Check in to jackness as into a hotel, because the jack in Jack Pierson has the same Schiaparelli dazzle as the jack in Jackie O., deep-lilac perfume of tragedy, too; spunk of jacking-off and of Jack Russell terriers; sweet immediacy of porn, delicacy of violets, pansy expanse of Jack Smith. Jackness is a fraction, Diane Arbus divided by Diana Ross; all the roses here buzzing pink divided by all the roses long gone. Lover and ex in the same lovely body. Laughing until crying.

I wish all the pages about Pierson’s esthetic of the pathetic, as if his work were only a blueprint of dejection, would burn up and blow way. Unless the mango contentments of the autoerotic, unless contemplation, dreaming, reading, cruising, talking, and singing to oneself or not; unless someone alone remembering something to believe in—a big blue beyond, God perhaps—remembering because someone else can’t anymore or won’t, remembering fpr them; unless these are suddenly all abject affairs, then Pierson’s is not a pathetic esthetic. There is mourning and there is morning. He finds the business of beauty always going on in the midst of mess, finds the mess in the midst of beauty—oh, Elizabeth Taylor in The Only Game in Town, squeaking like an overgrown Chihuahua to Warren Beatty, “I. Love. You. God. Damn. It.”

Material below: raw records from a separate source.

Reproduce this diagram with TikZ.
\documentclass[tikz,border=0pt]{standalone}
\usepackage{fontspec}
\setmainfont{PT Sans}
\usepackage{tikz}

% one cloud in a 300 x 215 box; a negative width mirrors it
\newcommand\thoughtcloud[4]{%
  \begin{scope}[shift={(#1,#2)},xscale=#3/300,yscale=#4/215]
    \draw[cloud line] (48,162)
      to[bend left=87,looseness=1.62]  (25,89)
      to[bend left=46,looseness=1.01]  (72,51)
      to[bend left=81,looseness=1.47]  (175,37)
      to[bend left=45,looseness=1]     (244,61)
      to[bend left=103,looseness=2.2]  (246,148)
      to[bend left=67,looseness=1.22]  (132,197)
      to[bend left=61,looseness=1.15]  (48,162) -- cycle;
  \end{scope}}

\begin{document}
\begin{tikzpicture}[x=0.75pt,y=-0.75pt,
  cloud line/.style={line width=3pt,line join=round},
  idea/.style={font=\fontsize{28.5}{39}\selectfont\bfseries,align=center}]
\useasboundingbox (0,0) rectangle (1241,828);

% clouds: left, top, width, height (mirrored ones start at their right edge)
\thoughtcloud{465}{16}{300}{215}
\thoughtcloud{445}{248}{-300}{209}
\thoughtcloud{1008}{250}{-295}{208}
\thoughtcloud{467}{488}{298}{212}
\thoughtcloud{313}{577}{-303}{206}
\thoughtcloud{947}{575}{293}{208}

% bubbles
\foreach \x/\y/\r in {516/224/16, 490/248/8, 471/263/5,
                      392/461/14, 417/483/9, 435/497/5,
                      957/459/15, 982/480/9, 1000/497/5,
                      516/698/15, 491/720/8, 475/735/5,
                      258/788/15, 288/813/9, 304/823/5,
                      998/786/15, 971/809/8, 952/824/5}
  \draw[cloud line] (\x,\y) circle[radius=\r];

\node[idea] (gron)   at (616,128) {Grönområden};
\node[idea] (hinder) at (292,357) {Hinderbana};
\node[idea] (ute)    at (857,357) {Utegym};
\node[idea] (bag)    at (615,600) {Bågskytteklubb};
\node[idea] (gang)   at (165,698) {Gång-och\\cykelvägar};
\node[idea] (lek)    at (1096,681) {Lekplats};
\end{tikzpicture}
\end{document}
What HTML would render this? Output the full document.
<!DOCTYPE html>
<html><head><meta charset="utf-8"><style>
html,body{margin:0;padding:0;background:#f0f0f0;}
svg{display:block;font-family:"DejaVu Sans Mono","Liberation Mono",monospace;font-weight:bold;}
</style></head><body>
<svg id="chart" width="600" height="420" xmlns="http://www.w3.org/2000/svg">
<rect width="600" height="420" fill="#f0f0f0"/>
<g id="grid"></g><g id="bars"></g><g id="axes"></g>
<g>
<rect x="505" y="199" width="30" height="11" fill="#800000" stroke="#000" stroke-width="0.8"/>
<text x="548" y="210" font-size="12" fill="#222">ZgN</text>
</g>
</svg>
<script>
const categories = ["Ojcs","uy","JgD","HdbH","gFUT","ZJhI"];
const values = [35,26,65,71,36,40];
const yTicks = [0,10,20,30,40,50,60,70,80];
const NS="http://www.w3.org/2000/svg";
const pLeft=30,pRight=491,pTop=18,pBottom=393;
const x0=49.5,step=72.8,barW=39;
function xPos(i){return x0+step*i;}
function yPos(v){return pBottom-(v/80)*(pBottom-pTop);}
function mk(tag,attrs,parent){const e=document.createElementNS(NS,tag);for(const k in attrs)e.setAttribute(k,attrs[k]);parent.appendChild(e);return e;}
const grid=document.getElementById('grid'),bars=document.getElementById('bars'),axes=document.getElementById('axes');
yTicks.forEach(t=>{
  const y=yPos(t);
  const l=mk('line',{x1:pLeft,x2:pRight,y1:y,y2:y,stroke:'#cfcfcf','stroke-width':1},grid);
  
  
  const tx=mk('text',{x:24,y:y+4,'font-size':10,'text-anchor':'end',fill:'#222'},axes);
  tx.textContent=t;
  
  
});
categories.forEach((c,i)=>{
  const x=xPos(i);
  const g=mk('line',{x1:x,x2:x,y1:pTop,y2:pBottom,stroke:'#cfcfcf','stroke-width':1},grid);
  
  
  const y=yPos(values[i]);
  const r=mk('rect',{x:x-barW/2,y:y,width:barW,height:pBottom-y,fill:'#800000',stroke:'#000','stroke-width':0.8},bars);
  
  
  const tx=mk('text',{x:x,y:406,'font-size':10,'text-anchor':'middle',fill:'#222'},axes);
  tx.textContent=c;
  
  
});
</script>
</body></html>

The ocean will remain long after anyone has finished projecting a story of his feelings onto it. So will blue and all its associations, of which Pierson’s last show at Luhring Augustine was an amazing index: sex, movies, smoke, sequins, tears, forget-me-nots, bruises, eyes a shade of drowning. Time’s scent is L ’Heure Bleue. In “Edward Hopper and Jack Pierson: American Dreaming,” Pierson’s contribution to the Whitney’s “Collection in Context” series, actual blues, brave lessons in how to endure, light and shadow’s silent dramas connect Pierson and Edward Hopper, but where Hopper’s actors are anonymous, Pierson adds specifics (via Fairfield Porter and Peter Hujar)—friends, lovers, and attractions named. Pierson’s is curating as homage, interpretation, translation, and pleasure: he translates (and is translated by) the works of Hopper, the way Frank O’Hara translated Jean Genet’s “Un Chant d’Amour” in Fuck You; the way Miss Peggy Lee interprets Harold Arlen. His new installation, Without You, 1994, is a bedroom for a torchsong—where without you (Hopper) would Pierson he doing what he is doing?; where without you (the beloved) why bother doing at all?

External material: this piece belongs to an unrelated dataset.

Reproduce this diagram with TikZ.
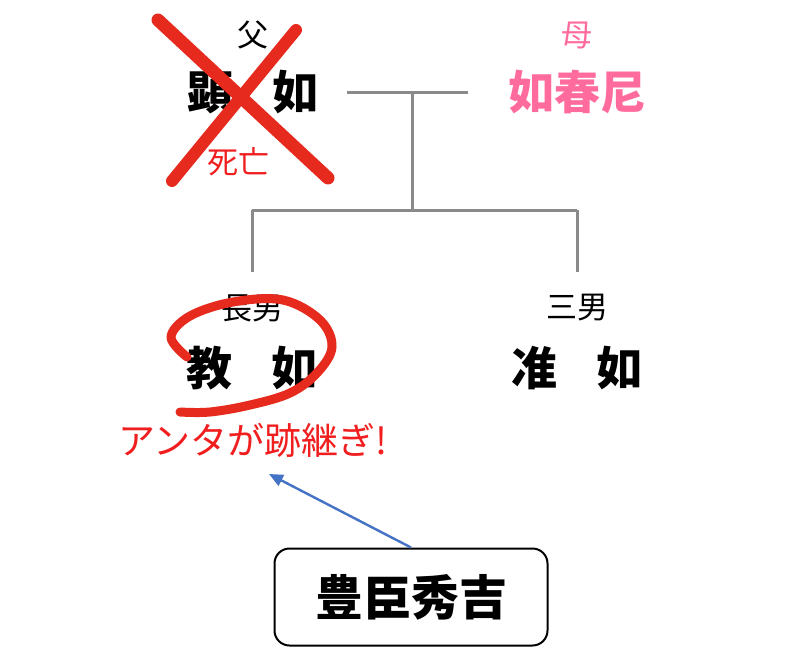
\documentclass[tikz,border=0pt]{standalone}
\usepackage{fontspec}
\setmainfont{Noto Sans CJK JP}
\usepackage{tikz}
\usetikzlibrary{
  positioning,
  calc,
  arrows.meta
}
\definecolor{akafude}{HTML}{E62A1E}
\definecolor{aka}{HTML}{F01E1E}
\definecolor{momo}{HTML}{FF6B9D}
\definecolor{hai}{HTML}{8A8A8A}
\definecolor{ao}{HTML}{4472C4}
\tikzstyle{namae}=[font=\fontsize{46}{50}\selectfont\bfseries, inner sep=0pt]
\tikzstyle{zokugara}=[font=\fontsize{31}{34}\selectfont, inner sep=0pt]
\tikzstyle{keizu}=[draw=hai, line width=3pt]
\tikzstyle{fude}=[draw=akafude, line cap=round, line join=round]

\begin{document}
\begin{tikzpicture}[x=1pt, y=-1pt]
    \useasboundingbox (0,0) rectangle (800,664);

    % 父と母
    \node[zokugara] (chichi) at (253,35) {父};
    \node[namae] (kennyo) at (253,92) {顕\hspace{0.85em}如};
    \node[zokugara, text=momo] (haha) at (577,35) {母};
    \node[namae, text=momo] (nyoshunni) at (577,92) {如春尼};

    % 子
    \node[zokugara] (chounan) at (252,308) {長男};
    \node[namae] (kyounyo) at (252,368) {教\hspace{0.85em}如};
    \node[zokugara] (sannan) at (577,308) {三男};
    \node[namae] (junnyo) at (577,368) {准\hspace{0.85em}如};

    % 系図の線
    \coordinate (fuufu) at (412,92);
    \coordinate (bunki) at (412,210);
    \coordinate (hidari) at (252,210);
    \coordinate (migi) at (577,210);
    \draw[keizu] (347,92) -- (468,92);
    \draw[keizu] (fuufu) -- (bunki);
    \draw[keizu] (hidari) -- (migi);
    \draw[keizu] (hidari) -- (chounan.north |- 0,272);
    \draw[keizu] (migi) -- (sannan.north |- 0,272);

    % 死亡のバツ印
    \draw[fude, line width=13pt] (158,20) -- (328,178);
    \draw[fude, line width=12pt] (296,30) -- (172,181);
    \node[zokugara, text=aka] (shibou) at (238,162) {死亡};

    % 跡継ぎの丸
    \draw[fude, line width=9pt] plot[smooth, tension=0.6] coordinates {
      (187,357) (171,337) (190,316) (233,302) (283,300) (320,320)
      (332,347) (317,373) (290,393) (250,405) (210,412) (180,412)};
    \node[font=\fontsize{37}{40}\selectfont, text=aka, inner sep=0pt] (atotsugi) at (253,440) {アンタが跡継ぎ!};

    % 秀吉
    \node[draw, line width=2pt, rounded corners=15pt, minimum width=273pt,
          minimum height=97pt, font=\fontsize{48}{52}\selectfont\bfseries]
          (hideyoshi) at (411,597) {豊臣秀吉};
    \coordinate (yasaki) at (269,474);
    \draw[ao, line width=2.4pt, -{Triangle[length=14pt, width=12pt]}]
      (hideyoshi.north) -- (yasaki);
\end{tikzpicture}
\end{document}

When you see Hopper’s “Study for Girlie Show,” 1941, (inscribed “for my wife Jo”) among Pierson’s own photos and drawings, you are seeing a work not seen in a while and a work never seen before: dark exploration of fantasy’s queer theater, maybe now to be called Lonely Girl, 1991, like its Pierson neighbor. Pierson wired this show as complexly as a switchboard: Hopper’s “Jo” connects with Jo Van Fleet (in Pierson’s brilliant Self-Portrait, 1993) who stares at James Dean, her son in East of Eden, 1955. In Self-Portrait, where pages from a James Dean obituary fanzine repeat in a grid reminiscent of Joseph Cornell’s and Andy Warhol’s dream yearbooks, Pierson demonstrates how knowledge of movies (star knowledge) is self-knowledge, another way of thinking about the psyche: not my id, my ego, and my superego, but my Edith Massey, my Brad Pitt, and my Anjelica Huston. My Brad Pitt was hurt when you laughed at my body. This grid of stars called the self haunts Pierson’s The Golden Hour, 1990, a boxed-in strip of photos of a star on the walk of stars ready to be engraved with some new star’s name or the name of someone dear only to Pierson, star of his everyday.

In 1979, Joan Didion published her book of essays, The White Album, in which she tried “to see what it means” to think about and live in America, a project whose challenge is echoed in Pierson’s contextualizing of Hopper, and addressed expressly in Pierson’s “rewriting” of the The White Album’s first page. As if his desires were scattered like birds across America and it were his duty to find, invent, and dream them again, Pierson is “writing” what might be called The Blue Album. Words from Sonic Youth gloss it: “All your dreams will come true. All my dreams came true. But . . . now . . . I have a bunch of other dreams.”